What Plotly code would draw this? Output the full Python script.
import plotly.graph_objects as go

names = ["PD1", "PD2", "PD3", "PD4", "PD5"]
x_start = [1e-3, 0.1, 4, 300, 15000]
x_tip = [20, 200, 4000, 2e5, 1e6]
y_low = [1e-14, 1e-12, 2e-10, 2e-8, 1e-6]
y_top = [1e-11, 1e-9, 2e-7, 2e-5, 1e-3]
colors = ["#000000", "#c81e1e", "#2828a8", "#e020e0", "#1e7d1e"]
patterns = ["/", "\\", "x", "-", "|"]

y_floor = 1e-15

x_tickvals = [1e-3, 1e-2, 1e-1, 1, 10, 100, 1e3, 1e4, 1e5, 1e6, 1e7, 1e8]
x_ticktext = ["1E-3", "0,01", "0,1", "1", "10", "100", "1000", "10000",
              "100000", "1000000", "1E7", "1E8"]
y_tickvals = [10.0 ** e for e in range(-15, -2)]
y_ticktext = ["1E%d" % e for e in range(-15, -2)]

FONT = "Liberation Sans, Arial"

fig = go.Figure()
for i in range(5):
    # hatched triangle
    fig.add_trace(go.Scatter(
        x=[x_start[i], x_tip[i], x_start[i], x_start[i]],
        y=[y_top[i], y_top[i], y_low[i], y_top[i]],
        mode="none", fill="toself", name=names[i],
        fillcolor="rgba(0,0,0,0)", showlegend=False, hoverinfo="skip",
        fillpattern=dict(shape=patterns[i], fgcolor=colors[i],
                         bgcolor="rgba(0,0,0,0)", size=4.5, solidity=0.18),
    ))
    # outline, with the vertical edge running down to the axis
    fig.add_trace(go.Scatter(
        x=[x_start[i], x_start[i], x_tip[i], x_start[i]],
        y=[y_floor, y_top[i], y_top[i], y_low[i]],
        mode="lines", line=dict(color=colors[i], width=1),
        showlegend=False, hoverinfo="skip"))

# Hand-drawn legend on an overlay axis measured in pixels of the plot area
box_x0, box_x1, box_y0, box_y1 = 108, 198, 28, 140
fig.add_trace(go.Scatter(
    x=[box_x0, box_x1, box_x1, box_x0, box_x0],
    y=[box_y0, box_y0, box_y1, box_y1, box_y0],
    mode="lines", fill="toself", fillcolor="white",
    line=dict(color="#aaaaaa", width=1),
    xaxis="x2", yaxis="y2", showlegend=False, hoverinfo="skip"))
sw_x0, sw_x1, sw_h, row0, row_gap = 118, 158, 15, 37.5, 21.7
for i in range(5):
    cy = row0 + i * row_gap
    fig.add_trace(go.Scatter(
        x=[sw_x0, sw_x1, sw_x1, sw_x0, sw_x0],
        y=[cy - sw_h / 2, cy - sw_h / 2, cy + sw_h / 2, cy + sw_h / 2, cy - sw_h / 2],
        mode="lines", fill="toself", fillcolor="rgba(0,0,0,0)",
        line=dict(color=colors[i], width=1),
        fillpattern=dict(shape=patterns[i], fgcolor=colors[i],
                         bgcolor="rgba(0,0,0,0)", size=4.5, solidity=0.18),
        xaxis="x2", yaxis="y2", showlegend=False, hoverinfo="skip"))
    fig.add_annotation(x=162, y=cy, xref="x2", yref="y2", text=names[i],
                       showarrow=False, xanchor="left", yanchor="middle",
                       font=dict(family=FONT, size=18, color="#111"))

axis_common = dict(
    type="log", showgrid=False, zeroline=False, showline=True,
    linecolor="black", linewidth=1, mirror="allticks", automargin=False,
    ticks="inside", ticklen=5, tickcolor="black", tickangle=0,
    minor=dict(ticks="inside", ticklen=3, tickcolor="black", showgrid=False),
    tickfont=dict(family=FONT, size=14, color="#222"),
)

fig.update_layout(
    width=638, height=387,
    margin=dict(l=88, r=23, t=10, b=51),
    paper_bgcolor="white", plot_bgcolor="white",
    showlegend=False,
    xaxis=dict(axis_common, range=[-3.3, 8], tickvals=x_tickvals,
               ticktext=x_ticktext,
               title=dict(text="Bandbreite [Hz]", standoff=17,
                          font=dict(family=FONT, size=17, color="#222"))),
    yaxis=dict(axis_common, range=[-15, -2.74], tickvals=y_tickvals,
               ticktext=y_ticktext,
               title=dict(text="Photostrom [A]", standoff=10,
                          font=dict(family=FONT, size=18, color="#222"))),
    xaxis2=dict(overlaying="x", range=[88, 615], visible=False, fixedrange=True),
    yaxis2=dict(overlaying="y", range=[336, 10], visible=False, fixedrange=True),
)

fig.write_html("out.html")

- - - - - - -

→ **Do this**:
Starting at the first line of the listing, retype every line up to and including the one with "import plotly.graph_objects as go".

→ **Finished task**:
What Plotly code would draw this? Output the full Python script.
import plotly.graph_objects as go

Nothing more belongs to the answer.